Paul-André Proulx

Littérature Québécoise

Massicotte, Gilles.

Liberté défendue. Éd. Vents d'Ouest, 1998, 258 p.

Ukrainiens détenus en Abitibi



En 1915, le Gouvernement canadien jugea bon de détenir tous les Ukrainiens vivant au pays sans être naturalisés. C'est ainsi que plus de 1300 hommes et femmes furent emmenés dans un camp érigé à quelques kilomètres d'Amos. Prétextant que ces immigrants étaient des ennemis de l'Empire austro-hongrois, nos dirigeants politiques en conclurent qu'ils deviendraient les nôtres tôt ou tard. Par mesure préventive, on a emprisonné des innocents, y compris des nouveau-nés, dans une nature sauvage où une dizaine de soldats vivaient sur un pied d'alerte pour mâter sur le coup toute tentative d'insubordination ou d'évasion.

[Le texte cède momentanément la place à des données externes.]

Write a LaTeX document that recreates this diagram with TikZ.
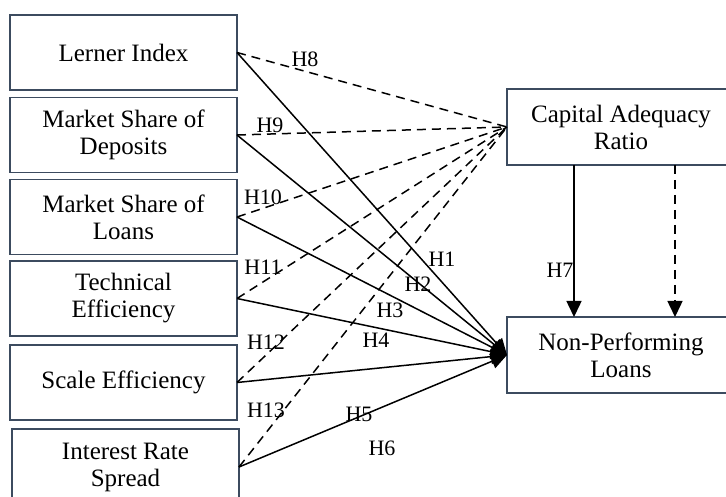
\documentclass[tikz,border=0pt]{standalone}
\usepackage{fontspec}
\setmainfont{Liberation Serif}
\usetikzlibrary{arrows.meta}
\definecolor{boxline}{RGB}{60,75,95}
\begin{document}
\begin{tikzpicture}[x=1pt,y=-1pt,
  box/.style={draw=boxline,line width=1.3pt,minimum width=227pt,minimum height=75pt,inner sep=0pt,outer sep=0pt,align=center,font=\fontsize{25}{27}\selectfont},
  lab/.style={inner sep=0pt,font=\fontsize{22}{24}\selectfont},
  sol/.style={line width=1.5pt,-{Triangle[length=16pt,width=15pt]}},
  dsh/.style={line width=1.5pt,dash pattern=on 9pt off 6pt},
  vdsh/.style={line width=1.5pt,dash pattern=on 9pt off 6pt,-{Triangle[length=16pt,width=15pt]}}
]
\useasboundingbox (0,0) rectangle (726,497);
\begin{scope}
\clip (0,0) rectangle (726,497);
\node[box] (li) at (123.5,52.5) {Lerner Index};
\node[box] (msd) at (123.5,135) {Market Share of\\Deposits};
\node[box] (msl) at (123.5,217) {Market Share of\\Loans};
\node[box] (te) at (123.5,298.5) {Technical\\Efficiency};
\node[box] (se) at (123.5,382.5) {Scale Efficiency};
\node[box,minimum height=76pt] (irs) at (125.5,467) {Interest Rate\\Spread};
\node[box,minimum width=228pt,minimum height=76pt] (car) at (621,127) {Capital Adequacy\\Ratio};
\node[box,minimum width=228pt,minimum height=76pt] (npl) at (621,355) {Non-Performing\\Loans};
\end{scope}
% dashed to CAR
\foreach \n in {li,msd,msl,te,se,irs} {\draw[dsh] (\n.east) -- (car.west);}
% solid to NPL
\foreach \n in {li,msd,msl,te,se,irs} {\draw[sol] (\n.east) -- (npl.west);}
% vertical arrows
\draw[sol] (car.south -| 574,0) -- (npl.north -| 574,0);
\draw[vdsh] (car.south -| 675,0) -- (npl.north -| 675,0);
% labels
\node[lab] (h8) at (305,59) {H8};
\node[lab] (h9) at (270,125) {H9};
\node[lab] (h10) at (263,197) {H10};
\node[lab] (h11) at (263,267) {H11};
\node[lab] (h12) at (266,342) {H12};
\node[lab] (h13) at (266,410) {H13};
\node[lab] (h1) at (442,259) {H1};
\node[lab] (h2) at (418,284) {H2};
\node[lab] (h3) at (390,310) {H3};
\node[lab] (h4) at (376,340) {H4};
\node[lab] (h5) at (359,414) {H5};
\node[lab] (h6) at (382,448) {H6};
\node[lab] (h7) at (560,270) {H7};
\end{tikzpicture}
\end{document}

Ce fait historique, déshonorant pour le Canada, allait à l'encontre de la Convention de La Haye. On a profité de cette détention pour faire défricher une région récemment ouverte au développement. En compensation, on a offert 75$ lors de la fermeture du camp, un an plus tard, à des hommes qui ont bravé les moustiques, la tuberculose engendrée par la rigueur de l'hiver et les fièvres typhoïdes afférentes à l'insalubrité des lieux. Ils ont travaillé dans des conditions inhumaines. On leur servait de la viande crue et avariée et on amputait les parties du corps ayant souffert d'engelure. Ces Ukrainiens qui croyaient améliorer leur qualité de vie en venant au Canada se sont retrouvés en grand nombre dans un cimetière de fortune aujourd'hui piétiné par les élans ou dans les hôpitaux psychiatriques.

L'auteur suit le crescendo de l'horreur vécue par ces victimes de notre injustice. Mais son œuvre apparaît plutôt comme un document farci d'anecdotes peu flatteuses pour les militaires anglophones. Pour créer un suspense plus haletant, cette page peu glorieuse de notre Histoire aurait dû s'attacher au destin d'un seul protagoniste, dont l'amont et l'aval auraient fourni la matière au prologue et à l'épilogue.